Source code of charts:
────────────────
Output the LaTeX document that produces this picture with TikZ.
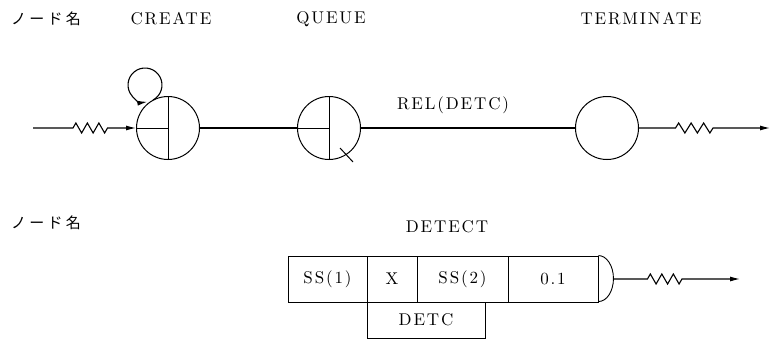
\documentclass[tikz,border=0pt]{standalone}
\usepackage{fontspec}
\newfontfamily\jpfont[LetterSpace=22]{Noto Sans CJK JP}
\newfontfamily\latfont[Extension=.otf, LetterSpace=11]{lmroman10-regular}
\usetikzlibrary{arrows.meta,decorations.pathmorphing,calc}
\begin{document}
\begin{tikzpicture}[x=1pt,y=1pt,
  lbl/.style={font=\latfont\fontsize{17}{20}\selectfont, inner sep=0},
  jlbl/.style={font=\jpfont\fontsize{15}{18}\selectfont, inner sep=0},
  nodecirc/.style={circle, draw, line width=1pt, minimum size=63pt, inner sep=0},
  cell/.style={draw, line width=0.9pt, inner sep=0, minimum height=46pt,
    font=\latfont\fontsize{17}{20}\selectfont},
  wire/.style={line width=1.1pt},
  tip/.style={-{Latex[length=10pt,width=5pt]}},
  zz/.style n args={3}{decorate, decoration={zigzag, amplitude=5pt,
    segment length=#1, pre length=#2, post length=#3}}]
\useasboundingbox (0,0) rectangle (775,341);

% column headings
\node[jlbl] (hdr1) at (46,322) {ノード名};
\node[lbl] (hcreate) at (171,322) {CREATE};
\node[lbl] (hqueue) at (331,322) {QUEUE};
\node[lbl] (hterm) at (641,322) {TERMINATE};

% network nodes
\node[nodecirc] (create) at (168,213) {};
\node[nodecirc] (queue) at (329,213) {};
\node[nodecirc] (term) at (607,213) {};

% CREATE symbol partitions
\draw[line width=1pt] (create.north) -- (create.south);
\draw[line width=1pt] (create.west) -- (create.center);
% QUEUE symbol partitions and tick
\draw[line width=1pt] (queue.north) -- (queue.south);
\draw[line width=1pt] (queue.west) -- (queue.center);
\draw[line width=1pt] ($(queue.center)+(11,-20)$) -- ($(queue.center)+(24,-34)$);

% self loop on CREATE
\coordinate (loopc) at (145,256);
\draw[wire, tip] ($(loopc)+(-62:17)$) arc[start angle=-62, end angle=278, radius=17pt];

% incoming activity
\coordinate (src) at (33,213);
\draw[wire, tip, zz={11.5pt}{40pt}{28.5pt}] (src) -- (create.west);

% activities between nodes
\draw[wire] (create) -- (queue);
\draw[wire] (queue) -- node[lbl, pos=0.43, yshift=23pt] {REL(DETC)} (term);

% outgoing activity from TERMINATE
\coordinate (sink) at (770,213);
\draw[wire, tip, zz={12.5pt}{36.5pt}{57pt}] (term.east) -- (sink);

% DETECT node
\node[jlbl] (hdr2) at (46,118) {ノード名};
\node[lbl] (hdetect) at (447,114) {DETECT};
\node[cell, minimum width=79pt] (ss1) at (327.5,62) {SS(1)};
\node[cell, minimum width=50pt] (xx) at (392,62) {X};
\node[cell, minimum width=91pt] (ss2) at (462.5,62) {SS(2)};
\node[cell, minimum width=90pt] (prob) at (553,62) {0.1};
\node[cell, minimum width=118pt, minimum height=36pt] (detc) at (426,21) {DETC};
\draw[line width=0.9pt] (prob.north east) arc[start angle=90, end angle=-90, x radius=15pt, y radius=23pt];
\coordinate (gate) at ($(prob.east)+(15,0)$);
\coordinate (dsink) at (740,62);
\draw[wire, tip, zz={11.5pt}{34pt}{58pt}] (gate) -- (dsink);
\end{tikzpicture}
\end{document}
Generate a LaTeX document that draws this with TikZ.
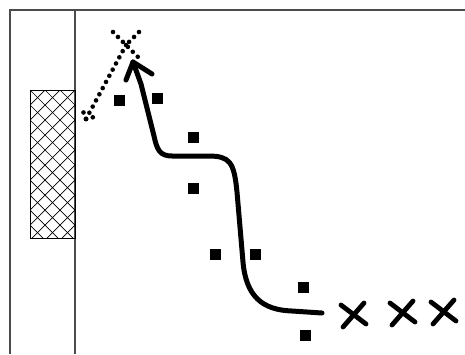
\documentclass[tikz,border=0pt]{standalone}
\begin{document}
\begin{tikzpicture}[x=1pt,y=-1pt,
  frameline/.style={draw=black!70,line width=1.6pt},
  sq/.style={fill=black,draw=none},
  dotline/.style={line width=4.6pt,line cap=round,dash pattern=on 0pt off 7pt},
  thickpath/.style={line width=5pt,line cap=round,line join=round},
  cross/.style={line width=4.8pt,line cap=round}]
\useasboundingbox (0,0) rectangle (465,354);
\fill[white] (0,0) rectangle (465,354);
% frame
\draw[frameline] (10,354) -- (10,10) -- (465,10);
\draw[frameline] (75,10) -- (75,354);
% hatched block
\begin{scope}
  \clip (30,90) rectangle (75,238);
  \foreach \i in {-12,...,6} {
    \draw[line width=0.7pt] (30+\i*15,90) -- ++(160,160);
    \draw[line width=0.7pt] (75-\i*15,90) -- ++(-160,160);
  }
\end{scope}
\draw[line width=0.9pt] (30,90) rectangle (75,238);
% squares
\foreach \p in {(119,100),(157,98),(193,137),(193,188),(215,254),(255,254),(303,287),(305,335)}
  \fill[sq] \p ++(-5.5,-5.5) rectangle ++(11,11);
% dotted X and dotted arrow
\coordinate (xc) at (126,45);
\draw[dotline] (113,32) -- (139,58);
\draw[dotline] (139,32) -- (xc);
\coordinate (dtip) at (86,119);
\draw[dotline] (xc) -- (dtip);
\draw[dotline] (dtip) -- (81,106);
\draw[dotline] (dtip) -- (98,116);
% thick path with arrow
\coordinate (start) at (322,313);
\coordinate (tip) at (133,62);
\draw[thickpath] (start) -- (292,311) .. controls (262,310) and (246,296) .. (243,262)
  -- (237,192) .. controls (234,162) and (230,156) .. (208,156) -- (172,156)
  .. controls (160,156) and (157,150) .. (154,136) -- (141,84) -- (tip);
\draw[thickpath] (126,80) -- (tip) -- (152,74);
% crosses
\foreach \c in {(353,315),(402,313),(443,312)} {
  \draw[cross] \c ++(-12,-10) -- ++(25,19);
  \draw[cross] \c ++(11,-12) -- ++(-21,24);
}
\end{tikzpicture}
\end{document}
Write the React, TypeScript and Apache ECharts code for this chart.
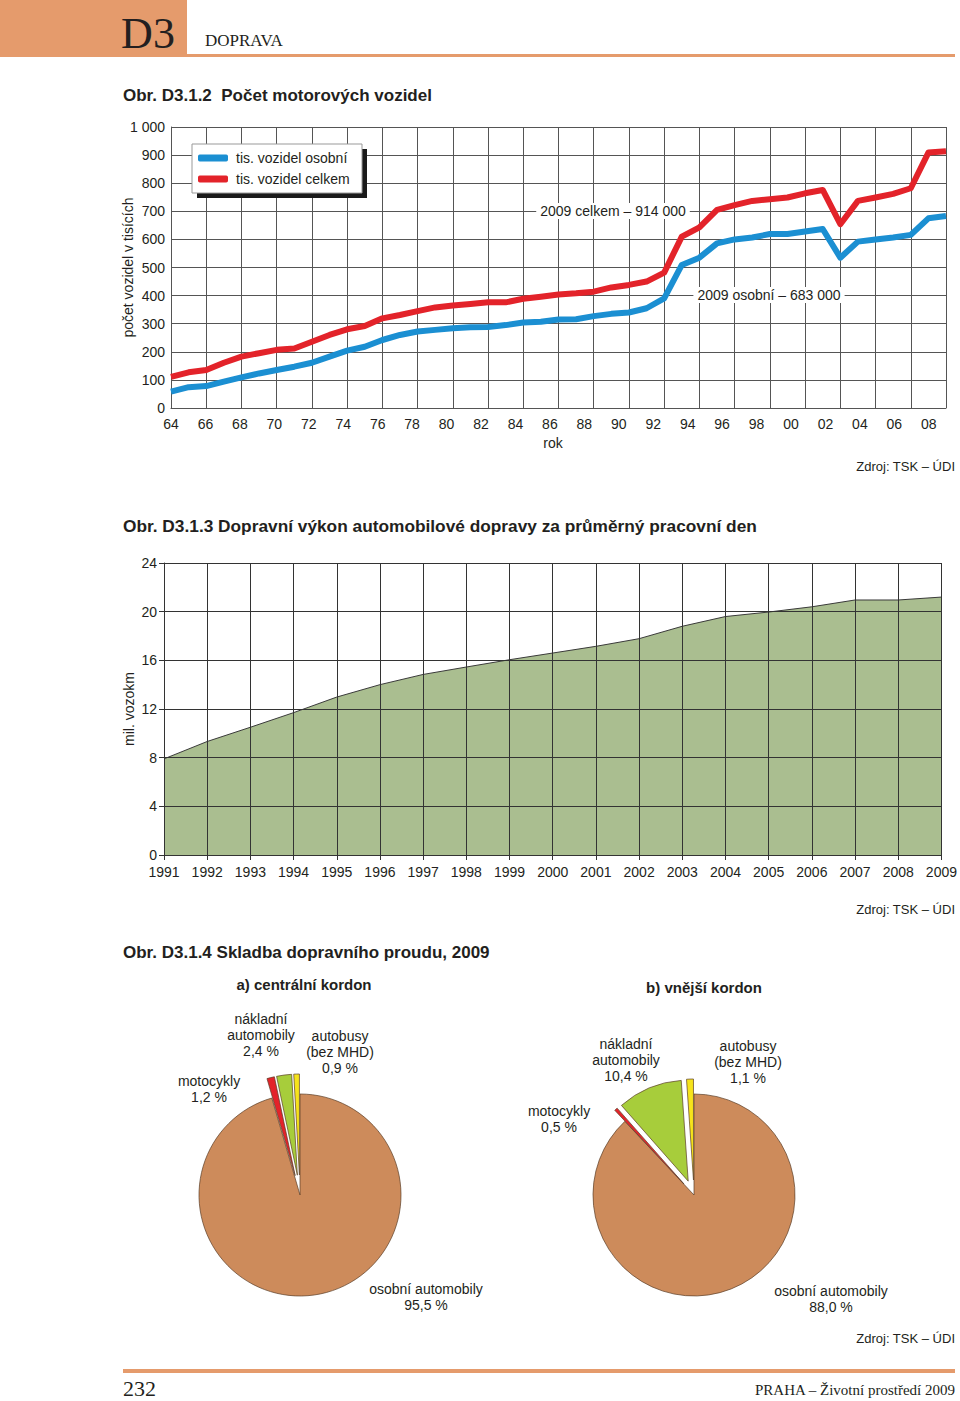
import React, { useEffect, useRef } from "react";
import * as echarts from "echarts";

// ---------- Obr. D3.1.2 data ----------
const vehicleCategories = [
  "1965", "1966", "1967", "1968", "1969", "1970", "1971", "1972", "1973", "1974",
  "1975", "1976", "1977", "1978", "1979", "1980", "1981", "1982", "1983", "1984",
  "1985", "1986", "1987", "1988", "1989", "1990", "1991", "1992", "1993", "1994",
  "1995", "1996", "1997", "1998", "1999", "2000", "2001", "2002", "2003", "2004",
  "2005", "2006", "2007", "2008", "2009",
];
const passengerCars = [
  58, 74, 78, 94, 109, 123, 135, 147, 161, 183, 204, 218, 242, 260, 272, 278, 284, 287, 288, 295,
  304, 307, 315, 316, 327, 335, 340, 355, 390, 509, 535, 586, 600, 607, 619, 619, 628, 637, 535, 592,
  600, 607, 616, 675, 683,
];
const allVehicles = [
  111, 127, 135, 161, 183, 195, 207, 212, 236, 260, 280, 292, 319, 331, 345, 358, 365, 370, 376, 376,
  389, 396, 404, 408, 414, 429, 438, 450, 482, 610, 643, 705, 722, 737, 743, 749, 764, 776, 654, 737,
  749, 762, 782, 909, 914,
];
const vehicleTickLabels = [
  "64", "66", "68", "70", "72", "74", "76", "78", "80", "82", "84", "86",
  "88", "90", "92", "94", "96", "98", "00", "02", "04", "06", "08",
];

// ---------- Obr. D3.1.3 data ----------
const volumeYears = [
  "1991", "1992", "1993", "1994", "1995", "1996", "1997", "1998", "1999", "2000",
  "2001", "2002", "2003", "2004", "2005", "2006", "2007", "2008", "2009",
];
const trafficVolume = [
  7.9, 9.33, 10.5, 11.7, 12.98, 14.0, 14.84, 15.45, 16.05, 16.6,
  17.15, 17.78, 18.8, 19.6, 19.97, 20.4, 20.96, 20.96, 21.2,
];

// ---------- Obr. D3.1.4 data ----------
const pieCategories = ["osobní automobily", "motocykly", "nákladní\nautomobily", "autobusy\n(bez MHD)"];
const centralShares = [95.5, 1.2, 2.4, 0.9];
const outerShares = [88.0, 0.5, 10.4, 1.1];
const pieColors = ["#cd8b5b", "#e3232a", "#a7cd3b", "#f6e31b"];

// layout (positions only)
const centralLabelPos = [[426, 1297], [209, 1089], [261, 1035], [340, 1052]];
const outerLabelPos = [[831, 1299], [559, 1119], [626, 1060], [748, 1062]];

const SANS = '"Liberation Sans", Arial, Helvetica, sans-serif';
const SERIF = '"Liberation Serif", "Times New Roman", serif';
const INK = "#231f20";
const ORANGE = "#e59b6c";

const fmtThousands = (v: number) => String(Math.round(v)).replace(/\B(?=(\d{3})+(?!\d))/g, " ");
const fmtPct = (v: number) => v.toFixed(1).replace(".", ",") + " %";

function pieSeries(name: string, shares: number[], cx: number, offset: number) {
  return {
    type: "pie",
    name,
    center: [cx, 1195],
    radius: 101,
    startAngle: 90,
    clockwise: true,
    selectedMode: "multiple",
    selectedOffset: offset,
    avoidLabelOverlap: false,
    emphasis: { disabled: true },
    itemStyle: { borderColor: "#5a3d26", borderWidth: 0.7 },
    label: { show: false },
    labelLine: { show: false },
    data: shares.map((v, i) => ({
      name: pieCategories[i],
      value: v,
      selected: i > 0,
      itemStyle: { color: pieColors[i] },
    })),
  };
}

function txt(x: number, y: number, text: string, opts: any = {}) {
  return {
    type: "text",
    x,
    y,
    z: opts.z ?? 3,
    style: {
      text,
      fill: opts.fill ?? INK,
      font: opts.font ?? `14px ${SANS}`,
      align: opts.align ?? "left",
      verticalAlign: "middle",
      lineHeight: opts.lineHeight,
      backgroundColor: opts.bg,
      padding: opts.padding,
    },
  };
}

function pieLabels(shares: number[], pos: number[][]) {
  return shares.map((v, i) =>
    txt(pos[i][0], pos[i][1], `${pieCategories[i]}\n${fmtPct(v)}`, {
      align: "center",
      lineHeight: 16,
    })
  );
}

export default function App() {
  const ref = useRef<HTMLDivElement>(null);

  useEffect(() => {
    if (!ref.current) return;
    const chart = echarts.init(ref.current, undefined, { renderer: "svg" });
    const last = allVehicles.length - 1;

    const option: any = {
      animation: false,
      backgroundColor: "#ffffff",
      textStyle: { fontFamily: SANS, color: INK },
      legend: {
        data: ["tis. vozidel osobní", "tis. vozidel celkem"],
        orient: "vertical",
        left: 193,
        top: 146,
        itemWidth: 30,
        itemHeight: 7,
        itemGap: 7,
        icon: "roundRect",
        selectedMode: false,
        textStyle: { fontFamily: SANS, fontSize: 14, color: INK, padding: [0, 0, 0, 3] },
        z: 5,
      },
      grid: [
        { left: 171, top: 127, width: 775, height: 281, containLabel: false },
        { left: 164, top: 563, width: 779, height: 292, containLabel: false },
      ],
      xAxis: [
        {
          gridIndex: 0,
          type: "category",
          data: vehicleCategories,
          boundaryGap: false,
          axisLine: { show: true, lineStyle: { color: "#555", width: 1 } },
          axisTick: { show: false },
          axisLabel: { show: false },
          splitLine: { show: true, lineStyle: { color: "#555", width: 1 } },
        },
        {
          gridIndex: 0,
          type: "value",
          min: 0,
          max: 22.5,
          interval: 1,
          position: "bottom",
          axisLine: { show: false },
          axisTick: { show: false },
          splitLine: { show: false },
          axisLabel: {
            show: true,
            margin: 9,
            fontSize: 14,
            color: INK,
            fontFamily: SANS,
            showMaxLabel: false,
            formatter: (v: number) => vehicleTickLabels[Math.round(v)] ?? "",
          },
        },
        {
          gridIndex: 1,
          type: "category",
          data: volumeYears,
          boundaryGap: false,
          z: 5,
          axisLine: { show: true, lineStyle: { color: "#333", width: 1 } },
          axisTick: { show: true, length: 5, lineStyle: { color: "#333" } },
          axisLabel: { show: true, margin: 10, fontSize: 14, color: INK, fontFamily: SANS },
          splitLine: { show: true, lineStyle: { color: "#333", width: 1 } },
        },
      ],
      yAxis: [
        {
          gridIndex: 0,
          type: "value",
          min: 0,
          max: 1000,
          interval: 100,
          name: "počet vozidel v tisících",
          nameLocation: "middle",
          nameRotate: 90,
          nameGap: 36,
          nameMoveOverlap: false,
          nameTextStyle: { fontSize: 14, color: INK, fontFamily: SANS },
          axisLine: { show: true, lineStyle: { color: "#555", width: 1 } },
          axisTick: { show: false },
          axisLabel: { margin: 6, fontSize: 14, color: INK, fontFamily: SANS, formatter: fmtThousands },
          splitLine: { show: true, lineStyle: { color: "#555", width: 1 } },
        },
        {
          gridIndex: 1,
          type: "value",
          min: 0,
          max: 24,
          interval: 4,
          z: 5,
          name: "mil. vozokm",
          nameLocation: "middle",
          nameRotate: 90,
          nameGap: 28,
          nameMoveOverlap: false,
          nameTextStyle: { fontSize: 14, color: INK, fontFamily: SANS },
          axisLine: { show: true, lineStyle: { color: "#333", width: 1 } },
          axisTick: { show: true, length: 5, lineStyle: { color: "#333" } },
          axisLabel: { margin: 7, fontSize: 14, color: INK, fontFamily: SANS },
          splitLine: { show: true, lineStyle: { color: "#333", width: 1 } },
        },
      ],
      series: [
        {
          type: "line",
          name: "tis. vozidel osobní",
          xAxisIndex: 0,
          yAxisIndex: 0,
          data: passengerCars,
          symbol: "none",
          color: "#1b8fd2",
          lineStyle: { width: 6, color: "#1b8fd2", join: "round" },
          z: 3,
        },
        {
          type: "line",
          name: "tis. vozidel celkem",
          xAxisIndex: 0,
          yAxisIndex: 0,
          data: allVehicles,
          symbol: "none",
          color: "#e3232a",
          lineStyle: { width: 6, color: "#e3232a", join: "round" },
          z: 3,
        },
        {
          type: "line",
          name: "dopravní výkon",
          xAxisIndex: 2,
          yAxisIndex: 1,
          data: trafficVolume,
          symbol: "none",
          lineStyle: { width: 1, color: "#3a3a3a" },
          areaStyle: { color: "#aabe90", opacity: 1 },
          z: 2,
        },
        pieSeries("a) centrální kordon", centralShares, 300, 20),
        pieSeries("b) vnější kordon", outerShares, 694, 15),
      ],
      graphic: [
        // header
        { type: "rect", shape: { x: 0, y: 0, width: 187, height: 57 }, style: { fill: ORANGE }, z: 1 },
        { type: "rect", shape: { x: 187, y: 54, width: 768, height: 3 }, style: { fill: ORANGE }, z: 1 },
        txt(148, 33, "D3", { font: `44px ${SERIF}`, align: "center" }),
        txt(205, 40, "DOPRAVA", { font: `17px ${SERIF}` }),
        // chart 1
        txt(123, 95, "Obr. D3.1.2  Počet motorových vozidel", { font: `bold 17px ${SANS}` }),
        { type: "rect", shape: { x: 197, y: 149, width: 170, height: 49 }, style: { fill: "#1a1a1a" }, z: 3 },
        { type: "rect", shape: { x: 192, y: 144, width: 170, height: 49 }, style: { fill: "#fff", stroke: "#999", lineWidth: 1 }, z: 3 },
        txt(613, 211, `${vehicleCategories[last]} celkem – ${fmtThousands(allVehicles[last] * 1000)}`, {
          align: "center", bg: "#fff", padding: [1, 4],
        }),
        txt(769, 295, `${vehicleCategories[last]} osobní – ${fmtThousands(passengerCars[last] * 1000)}`, {
          align: "center", bg: "#fff", padding: [1, 4],
        }),
        txt(553, 443, "rok", { align: "center" }),
        txt(955, 466, "Zdroj: TSK – ÚDI", { align: "right", font: `13px ${SANS}` }),
        // chart 2
        txt(123, 526, "Obr. D3.1.3 Dopravní výkon automobilové dopravy za průměrný pracovní den", { font: `bold 17.3px ${SANS}` }),
        txt(955, 909, "Zdroj: TSK – ÚDI", { align: "right", font: `13px ${SANS}` }),
        // chart 3
        txt(123, 952, "Obr. D3.1.4 Skladba dopravního proudu, 2009", { font: `bold 17px ${SANS}` }),
        txt(304, 984, "a) centrální kordon", { align: "center", font: `bold 15px ${SANS}` }),
        txt(704, 987, "b) vnější kordon", { align: "center", font: `bold 15px ${SANS}` }),
        ...pieLabels(centralShares, centralLabelPos),
        ...pieLabels(outerShares, outerLabelPos),
        txt(955, 1338, "Zdroj: TSK – ÚDI", { align: "right", font: `13px ${SANS}` }),
        // footer
        { type: "rect", shape: { x: 123, y: 1369, width: 832, height: 4 }, style: { fill: ORANGE }, z: 1 },
        txt(123, 1388, "232", { font: `22px ${SERIF}` }),
        txt(955, 1390, "PRAHA – Životní prostředí 2009", { align: "right", font: `15px ${SERIF}` }),
      ],
    };

    chart.setOption(option);
    return () => chart.dispose();
  }, []);

  return (
    <div
      ref={ref}
      style={{ position: "absolute", left: 0, top: 0, width: 960, height: 1401, background: "#fff" }}
    />
  );
}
────────────────
▸ **PROMPT**
Taking the material above, give again exactly the lines from the one holding "Write the React, TypeScript" through the one holding "import * as", with both ends and without pictures.

▸ **CORRECT RESULT**
Write the React, TypeScript and Apache ECharts code for this chart.
import React, { useEffect, useRef } from "react";
import * as echarts from "echarts";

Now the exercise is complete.